Water is the most essential and important nutrient for you and your horse and should be available to your horse at all times. Good hydration is vital to optimal health and performance. With all of the bad things that can happen if a horse doesn’t drink properly, it’s no wonder horse owners, myself included, get anxious about making sure their horse is consuming adequate amounts of H2O, particularly when we are away from home.
So what is a horse owner to do in these cases? The old adage which says ‘you can lead a horse to water, but you can’t make them drink’ may be true. However, with a little preparation before heading out to hit the trails or this year’s show circuit, most horses can be trained to drink. Providing free choice access to salt, bringing along water from home, using electrolytes, and doing things like soaking feed can all help, and training your horse to drink is one more tool you can add to your box of tricks. Supplies are cheap and easy to obtain. I like to use the smaller 8qt buckets – they are easier to hold, especially if watering in a trailer.
- To begin, I wanted my gelding to associate the small “water” bucket with a yummy treat. So I started giving him his favorite treat – chopped up carrots, a little unsweetened applesauce, and a small handful beet pulp – in the bucket without water. He quickly learned that that bucket meant something yummy.
- Once that positive association was made, I started adding just a little water over the treat, just enough to cover the carrot chunks (1 – 2 inches) and get the applesauce in solution so the water was “flavored”. The idea is to get his nose wet to get the treat, and he would be rewarded for slurping everything up through lots of verbal praise and the food treat. There are many things you can flavor water with, its just a matter of finding what your horse finds irresistible:
- Gatorade, applesauce, commercial water flavors, carrot shreds, small handful of grain concentrate, small dollop of molasses, peppermints, etc.
- Once he accepted the water addition to his treat, I started giving his “water treat” in different locations around the farm (in the cross-ties, by the horse trailer, in the horse trailer, outside of the arena, in the pasture, etc.) AND as soon as we were done working, just as his caveson or bridle came off after being properly cooled out. After a few days of doing this, he started expecting his “water treat” after work.
- Now that we had established this behavior, it was time to add more water, filling to ¼ of the bucket and letting him get used to that, then filling to ½ bucket, letting him get used to that, and so on, until he was drinking most of a small bucket when I put it in front of him.

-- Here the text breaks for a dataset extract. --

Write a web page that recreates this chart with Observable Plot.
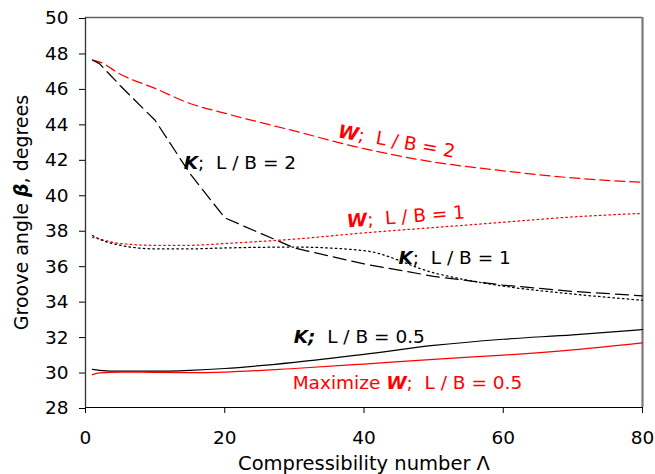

- After a little time I started backing off of the flavor so the mixture got more diluted, but making sure he still got a treat reward for finishing off the bucket each time. That way if he ever got really stubborn about drinking or if I were masking water that was noticeably different from water at home, I could add more flavor back to entice him to drink.
- Also, since adding things to water can be a labor intensive (buckets need to be cleaned more frequently), the less you have to add, the more practical it is.
- Another trick, especially when you get to the full bucket stage, is to let the horse watch you add the treat (carrot/apple chunks) to the water, so they stay engaged and interested. If they back off drinking, then go back to the previous step or the step before that and re-establish the behavior, then move on again.
The idea of adding flavor initially is to develop the consumption behavior through positive association, and then wean them off of it gradually while the behavior is retained. If you regularly offer your horse flavored water, be sure they have access to clean, fresh, un-flavored water as well. Also, take care not to go overboard with sugary flavors in your water to avoid digestive upset. It would be counter-productive for your horse to associate a “tummy-ache” with drinking.
Lastly, don’t forget to keep yourself well hydrated along with your horse. Cheers!